DATASET CONTENT:
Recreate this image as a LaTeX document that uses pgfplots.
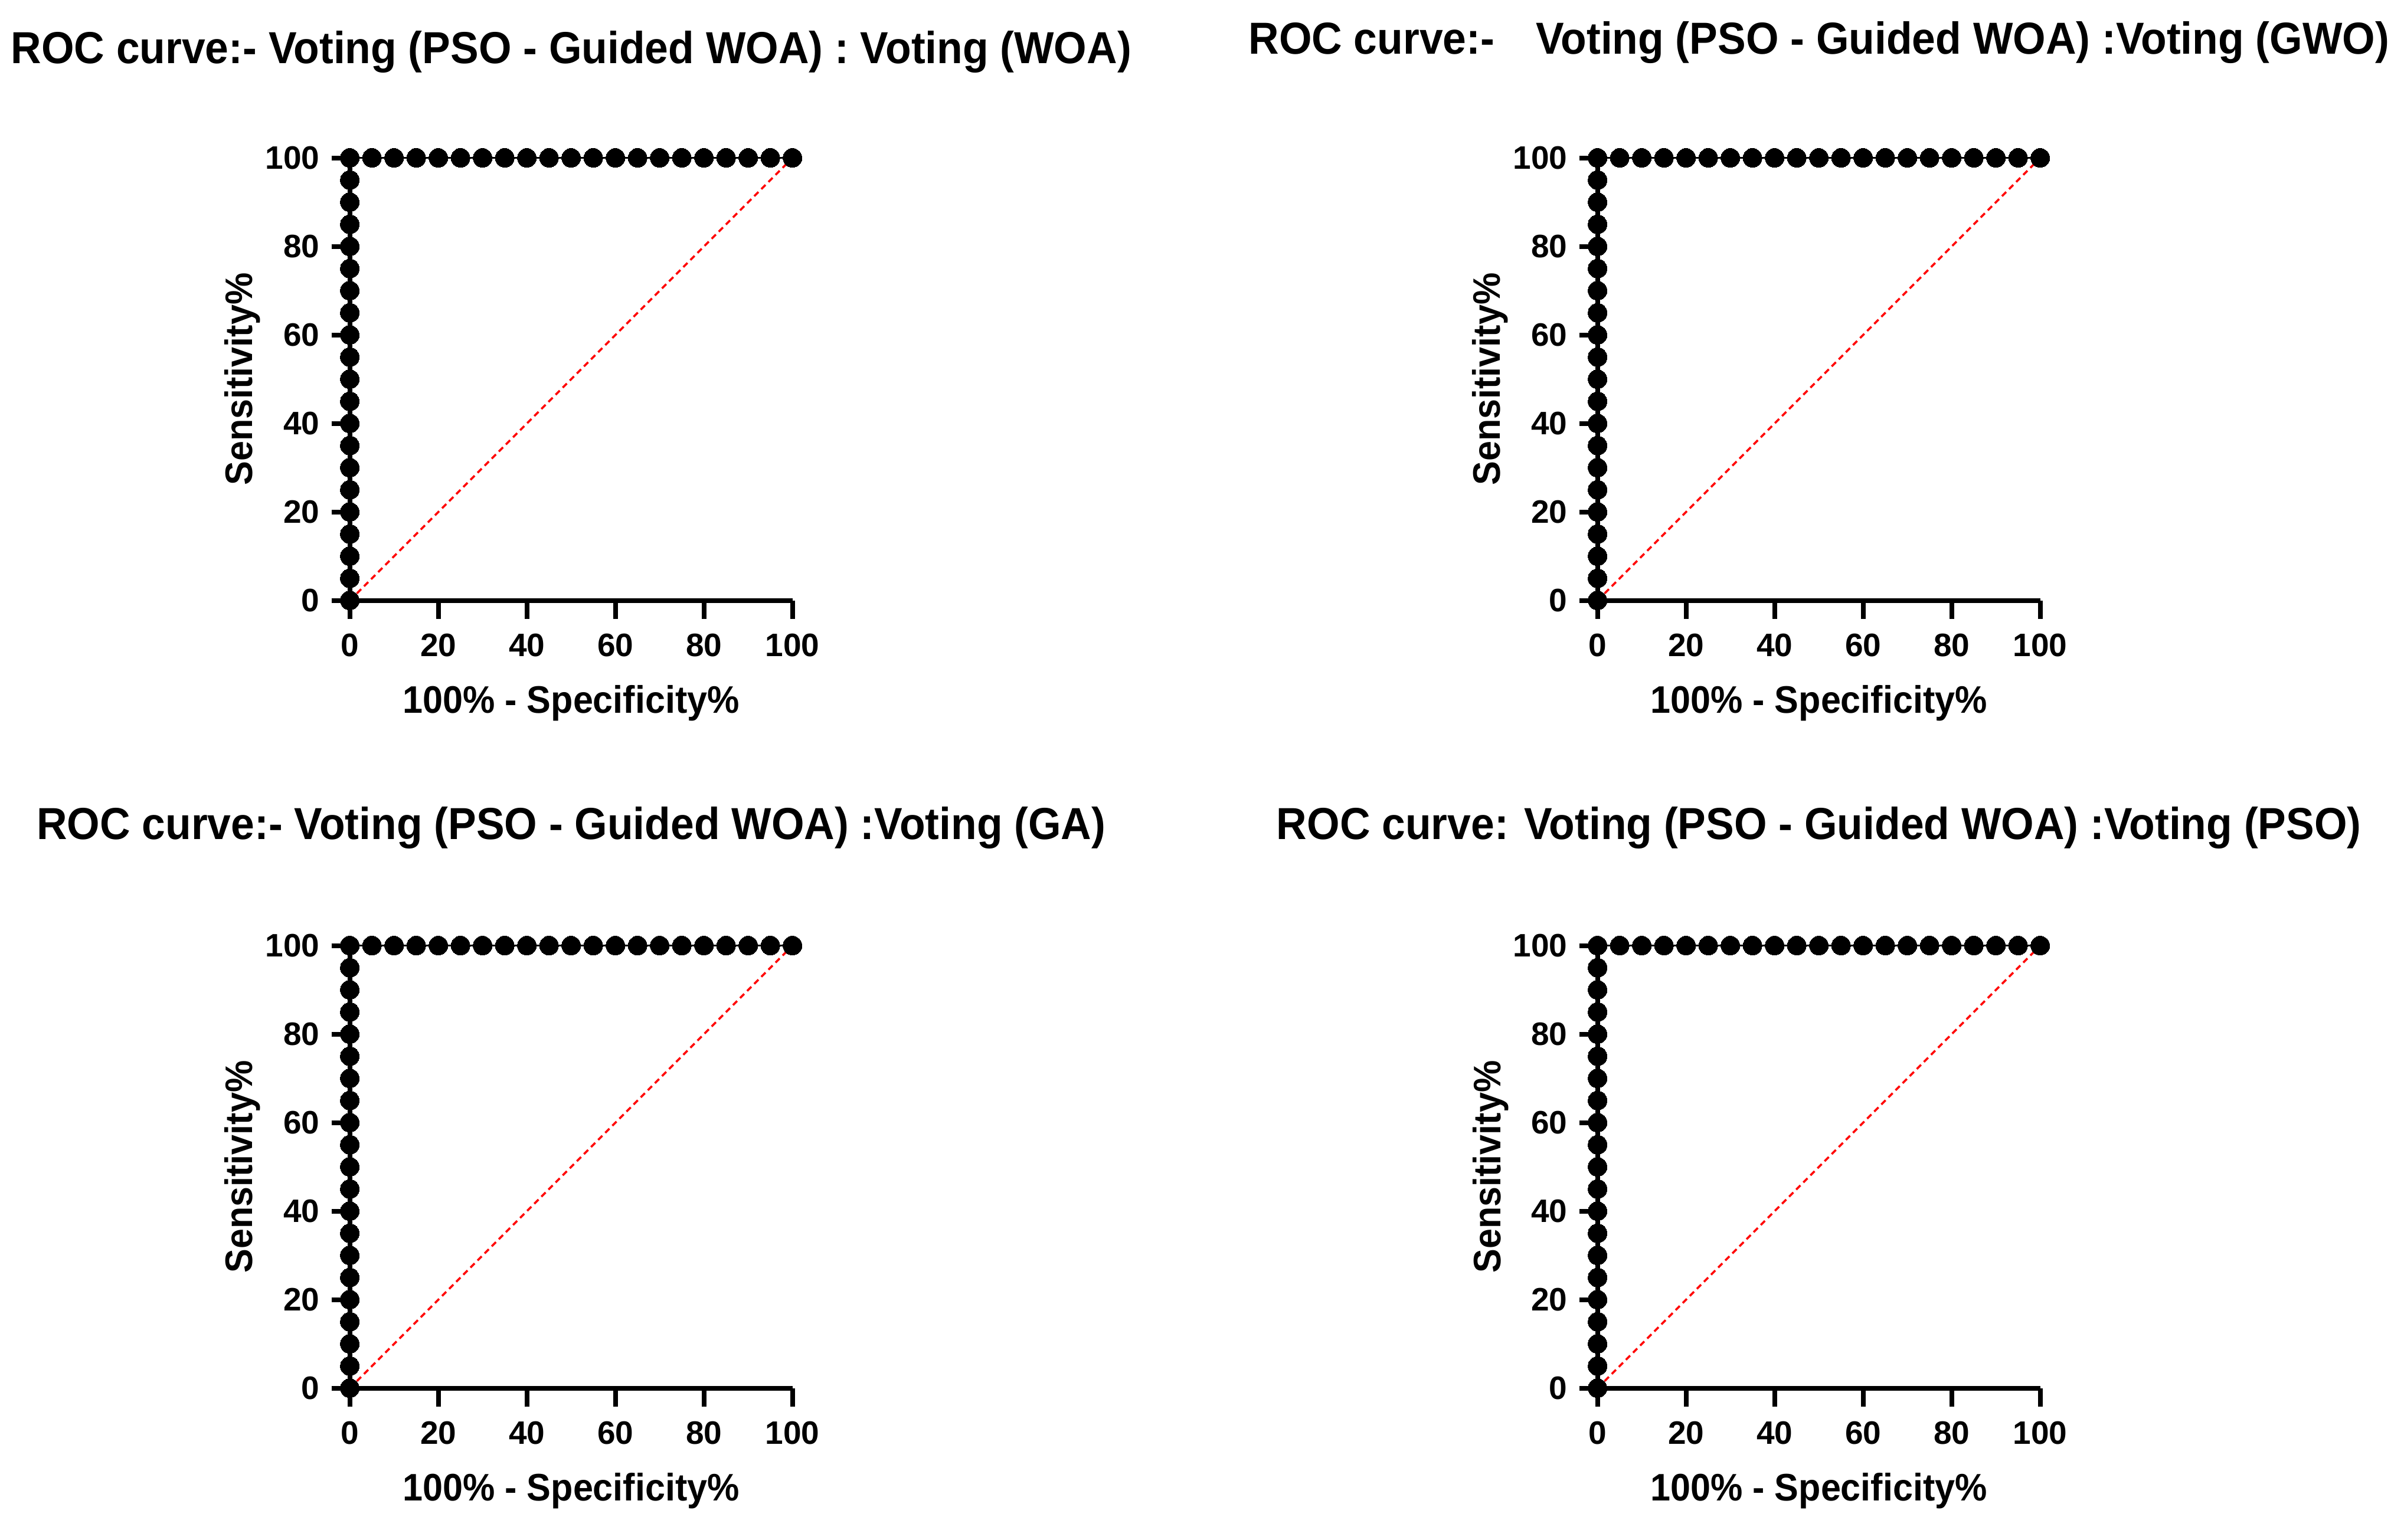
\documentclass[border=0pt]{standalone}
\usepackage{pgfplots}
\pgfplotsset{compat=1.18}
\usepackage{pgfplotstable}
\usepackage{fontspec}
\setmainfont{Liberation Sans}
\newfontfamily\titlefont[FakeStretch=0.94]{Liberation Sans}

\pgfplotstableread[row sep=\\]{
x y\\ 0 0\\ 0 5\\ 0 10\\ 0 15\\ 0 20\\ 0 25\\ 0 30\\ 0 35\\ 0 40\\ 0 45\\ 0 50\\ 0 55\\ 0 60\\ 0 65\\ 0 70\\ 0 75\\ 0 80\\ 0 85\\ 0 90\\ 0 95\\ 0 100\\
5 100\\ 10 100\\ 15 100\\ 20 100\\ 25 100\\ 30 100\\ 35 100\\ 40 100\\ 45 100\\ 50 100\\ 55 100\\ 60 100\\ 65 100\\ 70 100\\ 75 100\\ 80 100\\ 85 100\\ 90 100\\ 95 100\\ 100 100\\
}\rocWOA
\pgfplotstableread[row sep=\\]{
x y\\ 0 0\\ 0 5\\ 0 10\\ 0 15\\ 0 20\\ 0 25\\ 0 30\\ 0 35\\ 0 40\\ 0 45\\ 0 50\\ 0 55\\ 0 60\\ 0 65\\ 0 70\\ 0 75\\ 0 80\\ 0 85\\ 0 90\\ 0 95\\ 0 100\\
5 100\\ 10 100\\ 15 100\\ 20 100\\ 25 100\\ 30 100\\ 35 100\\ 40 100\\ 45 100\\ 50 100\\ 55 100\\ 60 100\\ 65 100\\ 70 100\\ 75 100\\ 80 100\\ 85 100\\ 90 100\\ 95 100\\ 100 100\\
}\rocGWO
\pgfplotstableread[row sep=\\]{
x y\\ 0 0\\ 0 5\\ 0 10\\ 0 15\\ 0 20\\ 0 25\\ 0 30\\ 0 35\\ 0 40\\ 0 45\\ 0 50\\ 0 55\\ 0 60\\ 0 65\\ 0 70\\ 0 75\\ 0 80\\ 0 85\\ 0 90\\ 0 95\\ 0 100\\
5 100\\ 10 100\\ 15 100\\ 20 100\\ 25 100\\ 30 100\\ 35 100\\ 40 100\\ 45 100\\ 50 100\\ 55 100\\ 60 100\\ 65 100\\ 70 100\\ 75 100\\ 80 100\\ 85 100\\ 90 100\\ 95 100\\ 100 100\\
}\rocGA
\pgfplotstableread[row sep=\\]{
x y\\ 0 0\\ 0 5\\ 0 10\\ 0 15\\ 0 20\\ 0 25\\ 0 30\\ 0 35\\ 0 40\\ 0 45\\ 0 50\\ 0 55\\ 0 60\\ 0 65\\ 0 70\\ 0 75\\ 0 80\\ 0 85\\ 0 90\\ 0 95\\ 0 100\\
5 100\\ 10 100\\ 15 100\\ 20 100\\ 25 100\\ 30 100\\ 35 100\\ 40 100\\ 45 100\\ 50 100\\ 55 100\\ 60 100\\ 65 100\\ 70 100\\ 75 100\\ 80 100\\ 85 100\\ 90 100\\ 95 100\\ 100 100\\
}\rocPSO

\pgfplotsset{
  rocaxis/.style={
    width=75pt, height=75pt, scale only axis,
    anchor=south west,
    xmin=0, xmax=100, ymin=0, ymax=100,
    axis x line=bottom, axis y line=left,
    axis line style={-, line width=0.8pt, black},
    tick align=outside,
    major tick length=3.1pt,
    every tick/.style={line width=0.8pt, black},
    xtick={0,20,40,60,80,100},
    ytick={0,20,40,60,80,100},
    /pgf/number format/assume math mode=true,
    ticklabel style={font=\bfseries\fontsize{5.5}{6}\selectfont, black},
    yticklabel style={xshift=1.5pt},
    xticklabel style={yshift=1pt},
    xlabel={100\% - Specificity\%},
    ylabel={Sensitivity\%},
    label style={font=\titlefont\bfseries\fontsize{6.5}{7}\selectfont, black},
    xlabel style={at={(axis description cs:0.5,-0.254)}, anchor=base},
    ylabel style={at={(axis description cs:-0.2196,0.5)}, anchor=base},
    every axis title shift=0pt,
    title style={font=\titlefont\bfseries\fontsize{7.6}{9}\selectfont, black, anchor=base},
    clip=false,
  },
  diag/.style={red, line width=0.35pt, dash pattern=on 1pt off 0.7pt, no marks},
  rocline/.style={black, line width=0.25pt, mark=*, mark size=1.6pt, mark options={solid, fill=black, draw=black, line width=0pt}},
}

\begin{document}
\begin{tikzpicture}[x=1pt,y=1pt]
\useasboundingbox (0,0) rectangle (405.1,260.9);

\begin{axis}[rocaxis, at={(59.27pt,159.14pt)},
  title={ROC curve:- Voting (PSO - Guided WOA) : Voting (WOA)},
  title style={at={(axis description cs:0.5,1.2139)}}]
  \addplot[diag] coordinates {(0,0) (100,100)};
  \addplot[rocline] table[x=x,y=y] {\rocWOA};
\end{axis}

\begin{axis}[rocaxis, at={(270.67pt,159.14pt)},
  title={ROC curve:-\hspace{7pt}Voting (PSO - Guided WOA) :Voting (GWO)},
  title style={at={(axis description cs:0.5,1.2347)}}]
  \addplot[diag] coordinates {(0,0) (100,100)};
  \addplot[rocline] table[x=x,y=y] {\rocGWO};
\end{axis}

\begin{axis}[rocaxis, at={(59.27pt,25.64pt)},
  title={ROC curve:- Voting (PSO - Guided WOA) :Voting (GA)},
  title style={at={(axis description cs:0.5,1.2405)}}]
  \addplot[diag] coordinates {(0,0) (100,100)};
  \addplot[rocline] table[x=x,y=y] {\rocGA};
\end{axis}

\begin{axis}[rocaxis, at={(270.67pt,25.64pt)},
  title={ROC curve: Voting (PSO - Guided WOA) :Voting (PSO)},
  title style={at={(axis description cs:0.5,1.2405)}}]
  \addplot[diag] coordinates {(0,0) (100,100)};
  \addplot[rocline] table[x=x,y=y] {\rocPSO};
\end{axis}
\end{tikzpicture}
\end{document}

EXERCISE: Do not copy the pictures, but repeat every line exactly.

THE COMPLETED TASK:
Recreate this image as a LaTeX document that uses pgfplots.
\documentclass[border=0pt]{standalone}
\usepackage{pgfplots}
\pgfplotsset{compat=1.18}
\usepackage{pgfplotstable}
\usepackage{fontspec}
\setmainfont{Liberation Sans}
\newfontfamily\titlefont[FakeStretch=0.94]{Liberation Sans}

\pgfplotstableread[row sep=\\]{
x y\\ 0 0\\ 0 5\\ 0 10\\ 0 15\\ 0 20\\ 0 25\\ 0 30\\ 0 35\\ 0 40\\ 0 45\\ 0 50\\ 0 55\\ 0 60\\ 0 65\\ 0 70\\ 0 75\\ 0 80\\ 0 85\\ 0 90\\ 0 95\\ 0 100\\
5 100\\ 10 100\\ 15 100\\ 20 100\\ 25 100\\ 30 100\\ 35 100\\ 40 100\\ 45 100\\ 50 100\\ 55 100\\ 60 100\\ 65 100\\ 70 100\\ 75 100\\ 80 100\\ 85 100\\ 90 100\\ 95 100\\ 100 100\\
}\rocWOA
\pgfplotstableread[row sep=\\]{
x y\\ 0 0\\ 0 5\\ 0 10\\ 0 15\\ 0 20\\ 0 25\\ 0 30\\ 0 35\\ 0 40\\ 0 45\\ 0 50\\ 0 55\\ 0 60\\ 0 65\\ 0 70\\ 0 75\\ 0 80\\ 0 85\\ 0 90\\ 0 95\\ 0 100\\
5 100\\ 10 100\\ 15 100\\ 20 100\\ 25 100\\ 30 100\\ 35 100\\ 40 100\\ 45 100\\ 50 100\\ 55 100\\ 60 100\\ 65 100\\ 70 100\\ 75 100\\ 80 100\\ 85 100\\ 90 100\\ 95 100\\ 100 100\\
}\rocGWO
\pgfplotstableread[row sep=\\]{
x y\\ 0 0\\ 0 5\\ 0 10\\ 0 15\\ 0 20\\ 0 25\\ 0 30\\ 0 35\\ 0 40\\ 0 45\\ 0 50\\ 0 55\\ 0 60\\ 0 65\\ 0 70\\ 0 75\\ 0 80\\ 0 85\\ 0 90\\ 0 95\\ 0 100\\
5 100\\ 10 100\\ 15 100\\ 20 100\\ 25 100\\ 30 100\\ 35 100\\ 40 100\\ 45 100\\ 50 100\\ 55 100\\ 60 100\\ 65 100\\ 70 100\\ 75 100\\ 80 100\\ 85 100\\ 90 100\\ 95 100\\ 100 100\\
}\rocGA
\pgfplotstableread[row sep=\\]{
x y\\ 0 0\\ 0 5\\ 0 10\\ 0 15\\ 0 20\\ 0 25\\ 0 30\\ 0 35\\ 0 40\\ 0 45\\ 0 50\\ 0 55\\ 0 60\\ 0 65\\ 0 70\\ 0 75\\ 0 80\\ 0 85\\ 0 90\\ 0 95\\ 0 100\\
5 100\\ 10 100\\ 15 100\\ 20 100\\ 25 100\\ 30 100\\ 35 100\\ 40 100\\ 45 100\\ 50 100\\ 55 100\\ 60 100\\ 65 100\\ 70 100\\ 75 100\\ 80 100\\ 85 100\\ 90 100\\ 95 100\\ 100 100\\
}\rocPSO

\pgfplotsset{
  rocaxis/.style={
    width=75pt, height=75pt, scale only axis,
    anchor=south west,
    xmin=0, xmax=100, ymin=0, ymax=100,
    axis x line=bottom, axis y line=left,
    axis line style={-, line width=0.8pt, black},
    tick align=outside,
    major tick length=3.1pt,
    every tick/.style={line width=0.8pt, black},
    xtick={0,20,40,60,80,100},
    ytick={0,20,40,60,80,100},
    /pgf/number format/assume math mode=true,
    ticklabel style={font=\bfseries\fontsize{5.5}{6}\selectfont, black},
    yticklabel style={xshift=1.5pt},
    xticklabel style={yshift=1pt},
    xlabel={100\% - Specificity\%},
    ylabel={Sensitivity\%},
    label style={font=\titlefont\bfseries\fontsize{6.5}{7}\selectfont, black},
    xlabel style={at={(axis description cs:0.5,-0.254)}, anchor=base},
    ylabel style={at={(axis description cs:-0.2196,0.5)}, anchor=base},
    every axis title shift=0pt,
    title style={font=\titlefont\bfseries\fontsize{7.6}{9}\selectfont, black, anchor=base},
    clip=false,
  },
  diag/.style={red, line width=0.35pt, dash pattern=on 1pt off 0.7pt, no marks},
  rocline/.style={black, line width=0.25pt, mark=*, mark size=1.6pt, mark options={solid, fill=black, draw=black, line width=0pt}},
}

\begin{document}
\begin{tikzpicture}[x=1pt,y=1pt]
\useasboundingbox (0,0) rectangle (405.1,260.9);

\begin{axis}[rocaxis, at={(59.27pt,159.14pt)},
  title={ROC curve:- Voting (PSO - Guided WOA) : Voting (WOA)},
  title style={at={(axis description cs:0.5,1.2139)}}]
  \addplot[diag] coordinates {(0,0) (100,100)};
  \addplot[rocline] table[x=x,y=y] {\rocWOA};
\end{axis}

\begin{axis}[rocaxis, at={(270.67pt,159.14pt)},
  title={ROC curve:-\hspace{7pt}Voting (PSO - Guided WOA) :Voting (GWO)},
  title style={at={(axis description cs:0.5,1.2347)}}]
  \addplot[diag] coordinates {(0,0) (100,100)};
  \addplot[rocline] table[x=x,y=y] {\rocGWO};
\end{axis}

\begin{axis}[rocaxis, at={(59.27pt,25.64pt)},
  title={ROC curve:- Voting (PSO - Guided WOA) :Voting (GA)},
  title style={at={(axis description cs:0.5,1.2405)}}]
  \addplot[diag] coordinates {(0,0) (100,100)};
  \addplot[rocline] table[x=x,y=y] {\rocGA};
\end{axis}

\begin{axis}[rocaxis, at={(270.67pt,25.64pt)},
  title={ROC curve: Voting (PSO - Guided WOA) :Voting (PSO)},
  title style={at={(axis description cs:0.5,1.2405)}}]
  \addplot[diag] coordinates {(0,0) (100,100)};
  \addplot[rocline] table[x=x,y=y] {\rocPSO};
\end{axis}
\end{tikzpicture}
\end{document}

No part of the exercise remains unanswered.